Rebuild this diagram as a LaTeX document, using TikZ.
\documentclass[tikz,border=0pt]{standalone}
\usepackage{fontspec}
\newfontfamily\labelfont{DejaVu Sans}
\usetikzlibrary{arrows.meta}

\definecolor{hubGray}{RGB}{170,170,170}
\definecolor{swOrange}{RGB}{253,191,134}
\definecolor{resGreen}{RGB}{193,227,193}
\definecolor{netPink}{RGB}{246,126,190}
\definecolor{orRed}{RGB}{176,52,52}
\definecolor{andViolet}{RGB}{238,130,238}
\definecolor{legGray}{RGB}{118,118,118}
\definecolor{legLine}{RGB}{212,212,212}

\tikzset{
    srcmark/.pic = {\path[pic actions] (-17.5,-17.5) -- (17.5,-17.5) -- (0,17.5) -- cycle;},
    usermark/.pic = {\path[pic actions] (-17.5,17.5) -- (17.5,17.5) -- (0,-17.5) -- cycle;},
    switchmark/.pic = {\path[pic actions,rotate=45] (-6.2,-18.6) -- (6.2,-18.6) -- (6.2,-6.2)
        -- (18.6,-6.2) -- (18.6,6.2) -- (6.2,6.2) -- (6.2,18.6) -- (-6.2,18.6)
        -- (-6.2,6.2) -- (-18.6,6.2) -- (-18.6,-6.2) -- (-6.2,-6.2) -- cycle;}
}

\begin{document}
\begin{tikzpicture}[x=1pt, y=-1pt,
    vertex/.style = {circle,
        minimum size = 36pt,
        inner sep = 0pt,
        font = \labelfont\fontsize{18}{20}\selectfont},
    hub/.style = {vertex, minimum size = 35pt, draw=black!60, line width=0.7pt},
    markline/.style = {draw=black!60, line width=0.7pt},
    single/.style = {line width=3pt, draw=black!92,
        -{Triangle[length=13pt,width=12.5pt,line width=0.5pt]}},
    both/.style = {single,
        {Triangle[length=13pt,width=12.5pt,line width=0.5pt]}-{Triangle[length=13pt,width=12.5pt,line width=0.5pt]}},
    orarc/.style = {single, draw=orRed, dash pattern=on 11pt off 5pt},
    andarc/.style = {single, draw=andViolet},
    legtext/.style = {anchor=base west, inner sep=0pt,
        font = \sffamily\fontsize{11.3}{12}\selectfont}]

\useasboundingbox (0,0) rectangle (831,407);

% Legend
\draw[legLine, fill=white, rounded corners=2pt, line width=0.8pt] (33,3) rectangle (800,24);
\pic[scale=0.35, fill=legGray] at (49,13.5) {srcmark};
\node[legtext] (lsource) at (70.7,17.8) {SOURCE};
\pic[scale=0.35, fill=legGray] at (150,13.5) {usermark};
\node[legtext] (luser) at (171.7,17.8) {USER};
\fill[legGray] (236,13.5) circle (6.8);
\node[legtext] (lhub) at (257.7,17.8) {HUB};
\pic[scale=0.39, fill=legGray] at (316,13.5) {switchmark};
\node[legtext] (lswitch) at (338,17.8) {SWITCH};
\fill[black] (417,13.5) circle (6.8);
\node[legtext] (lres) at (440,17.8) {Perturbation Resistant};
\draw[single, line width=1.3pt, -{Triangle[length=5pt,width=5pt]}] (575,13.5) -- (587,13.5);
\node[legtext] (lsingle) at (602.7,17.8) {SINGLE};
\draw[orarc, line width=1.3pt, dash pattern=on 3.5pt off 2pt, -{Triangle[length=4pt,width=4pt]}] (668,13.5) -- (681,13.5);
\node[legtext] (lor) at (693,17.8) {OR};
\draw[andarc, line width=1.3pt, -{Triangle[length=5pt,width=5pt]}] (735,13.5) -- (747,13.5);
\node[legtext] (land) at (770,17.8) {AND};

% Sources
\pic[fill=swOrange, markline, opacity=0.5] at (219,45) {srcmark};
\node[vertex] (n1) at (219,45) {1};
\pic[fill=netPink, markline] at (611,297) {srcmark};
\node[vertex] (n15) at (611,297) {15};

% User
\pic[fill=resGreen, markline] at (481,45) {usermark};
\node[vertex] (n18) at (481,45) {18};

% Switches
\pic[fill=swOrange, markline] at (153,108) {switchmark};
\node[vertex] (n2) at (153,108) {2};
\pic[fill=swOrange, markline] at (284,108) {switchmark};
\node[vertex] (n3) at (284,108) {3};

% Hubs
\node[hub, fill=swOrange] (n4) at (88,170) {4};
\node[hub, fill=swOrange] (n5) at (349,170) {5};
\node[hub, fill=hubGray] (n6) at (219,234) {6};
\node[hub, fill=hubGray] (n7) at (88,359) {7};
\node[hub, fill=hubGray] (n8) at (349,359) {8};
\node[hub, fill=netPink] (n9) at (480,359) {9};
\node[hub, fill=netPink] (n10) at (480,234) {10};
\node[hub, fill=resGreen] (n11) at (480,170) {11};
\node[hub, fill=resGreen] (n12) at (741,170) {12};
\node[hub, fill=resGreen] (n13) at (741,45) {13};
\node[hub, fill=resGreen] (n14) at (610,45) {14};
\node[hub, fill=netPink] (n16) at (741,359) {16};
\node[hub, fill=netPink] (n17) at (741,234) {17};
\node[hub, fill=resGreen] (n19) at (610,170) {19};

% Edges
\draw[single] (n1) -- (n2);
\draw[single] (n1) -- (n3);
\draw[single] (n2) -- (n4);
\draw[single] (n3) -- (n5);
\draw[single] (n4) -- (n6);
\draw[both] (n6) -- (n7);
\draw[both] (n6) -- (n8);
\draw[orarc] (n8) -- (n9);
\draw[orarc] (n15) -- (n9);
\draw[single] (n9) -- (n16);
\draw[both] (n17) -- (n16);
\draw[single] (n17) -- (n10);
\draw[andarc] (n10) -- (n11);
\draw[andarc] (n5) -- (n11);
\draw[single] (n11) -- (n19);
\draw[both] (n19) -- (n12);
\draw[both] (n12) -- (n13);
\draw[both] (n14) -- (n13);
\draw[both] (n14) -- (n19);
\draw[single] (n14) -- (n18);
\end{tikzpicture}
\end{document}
#####
▶ _TO BE DONE_: Copy all of the data exactly.

▶ _RIGHT ANSWER_:
Rebuild this diagram as a LaTeX document, using TikZ.
\documentclass[tikz,border=0pt]{standalone}
\usepackage{fontspec}
\newfontfamily\labelfont{DejaVu Sans}
\usetikzlibrary{arrows.meta}

\definecolor{hubGray}{RGB}{170,170,170}
\definecolor{swOrange}{RGB}{253,191,134}
\definecolor{resGreen}{RGB}{193,227,193}
\definecolor{netPink}{RGB}{246,126,190}
\definecolor{orRed}{RGB}{176,52,52}
\definecolor{andViolet}{RGB}{238,130,238}
\definecolor{legGray}{RGB}{118,118,118}
\definecolor{legLine}{RGB}{212,212,212}

\tikzset{
    srcmark/.pic = {\path[pic actions] (-17.5,-17.5) -- (17.5,-17.5) -- (0,17.5) -- cycle;},
    usermark/.pic = {\path[pic actions] (-17.5,17.5) -- (17.5,17.5) -- (0,-17.5) -- cycle;},
    switchmark/.pic = {\path[pic actions,rotate=45] (-6.2,-18.6) -- (6.2,-18.6) -- (6.2,-6.2)
        -- (18.6,-6.2) -- (18.6,6.2) -- (6.2,6.2) -- (6.2,18.6) -- (-6.2,18.6)
        -- (-6.2,6.2) -- (-18.6,6.2) -- (-18.6,-6.2) -- (-6.2,-6.2) -- cycle;}
}

\begin{document}
\begin{tikzpicture}[x=1pt, y=-1pt,
    vertex/.style = {circle,
        minimum size = 36pt,
        inner sep = 0pt,
        font = \labelfont\fontsize{18}{20}\selectfont},
    hub/.style = {vertex, minimum size = 35pt, draw=black!60, line width=0.7pt},
    markline/.style = {draw=black!60, line width=0.7pt},
    single/.style = {line width=3pt, draw=black!92,
        -{Triangle[length=13pt,width=12.5pt,line width=0.5pt]}},
    both/.style = {single,
        {Triangle[length=13pt,width=12.5pt,line width=0.5pt]}-{Triangle[length=13pt,width=12.5pt,line width=0.5pt]}},
    orarc/.style = {single, draw=orRed, dash pattern=on 11pt off 5pt},
    andarc/.style = {single, draw=andViolet},
    legtext/.style = {anchor=base west, inner sep=0pt,
        font = \sffamily\fontsize{11.3}{12}\selectfont}]

\useasboundingbox (0,0) rectangle (831,407);

% Legend
\draw[legLine, fill=white, rounded corners=2pt, line width=0.8pt] (33,3) rectangle (800,24);
\pic[scale=0.35, fill=legGray] at (49,13.5) {srcmark};
\node[legtext] (lsource) at (70.7,17.8) {SOURCE};
\pic[scale=0.35, fill=legGray] at (150,13.5) {usermark};
\node[legtext] (luser) at (171.7,17.8) {USER};
\fill[legGray] (236,13.5) circle (6.8);
\node[legtext] (lhub) at (257.7,17.8) {HUB};
\pic[scale=0.39, fill=legGray] at (316,13.5) {switchmark};
\node[legtext] (lswitch) at (338,17.8) {SWITCH};
\fill[black] (417,13.5) circle (6.8);
\node[legtext] (lres) at (440,17.8) {Perturbation Resistant};
\draw[single, line width=1.3pt, -{Triangle[length=5pt,width=5pt]}] (575,13.5) -- (587,13.5);
\node[legtext] (lsingle) at (602.7,17.8) {SINGLE};
\draw[orarc, line width=1.3pt, dash pattern=on 3.5pt off 2pt, -{Triangle[length=4pt,width=4pt]}] (668,13.5) -- (681,13.5);
\node[legtext] (lor) at (693,17.8) {OR};
\draw[andarc, line width=1.3pt, -{Triangle[length=5pt,width=5pt]}] (735,13.5) -- (747,13.5);
\node[legtext] (land) at (770,17.8) {AND};

% Sources
\pic[fill=swOrange, markline, opacity=0.5] at (219,45) {srcmark};
\node[vertex] (n1) at (219,45) {1};
\pic[fill=netPink, markline] at (611,297) {srcmark};
\node[vertex] (n15) at (611,297) {15};

% User
\pic[fill=resGreen, markline] at (481,45) {usermark};
\node[vertex] (n18) at (481,45) {18};

% Switches
\pic[fill=swOrange, markline] at (153,108) {switchmark};
\node[vertex] (n2) at (153,108) {2};
\pic[fill=swOrange, markline] at (284,108) {switchmark};
\node[vertex] (n3) at (284,108) {3};

% Hubs
\node[hub, fill=swOrange] (n4) at (88,170) {4};
\node[hub, fill=swOrange] (n5) at (349,170) {5};
\node[hub, fill=hubGray] (n6) at (219,234) {6};
\node[hub, fill=hubGray] (n7) at (88,359) {7};
\node[hub, fill=hubGray] (n8) at (349,359) {8};
\node[hub, fill=netPink] (n9) at (480,359) {9};
\node[hub, fill=netPink] (n10) at (480,234) {10};
\node[hub, fill=resGreen] (n11) at (480,170) {11};
\node[hub, fill=resGreen] (n12) at (741,170) {12};
\node[hub, fill=resGreen] (n13) at (741,45) {13};
\node[hub, fill=resGreen] (n14) at (610,45) {14};
\node[hub, fill=netPink] (n16) at (741,359) {16};
\node[hub, fill=netPink] (n17) at (741,234) {17};
\node[hub, fill=resGreen] (n19) at (610,170) {19};

% Edges
\draw[single] (n1) -- (n2);
\draw[single] (n1) -- (n3);
\draw[single] (n2) -- (n4);
\draw[single] (n3) -- (n5);
\draw[single] (n4) -- (n6);
\draw[both] (n6) -- (n7);
\draw[both] (n6) -- (n8);
\draw[orarc] (n8) -- (n9);
\draw[orarc] (n15) -- (n9);
\draw[single] (n9) -- (n16);
\draw[both] (n17) -- (n16);
\draw[single] (n17) -- (n10);
\draw[andarc] (n10) -- (n11);
\draw[andarc] (n5) -- (n11);
\draw[single] (n11) -- (n19);
\draw[both] (n19) -- (n12);
\draw[both] (n12) -- (n13);
\draw[both] (n14) -- (n13);
\draw[both] (n14) -- (n19);
\draw[single] (n14) -- (n18);
\end{tikzpicture}
\end{document}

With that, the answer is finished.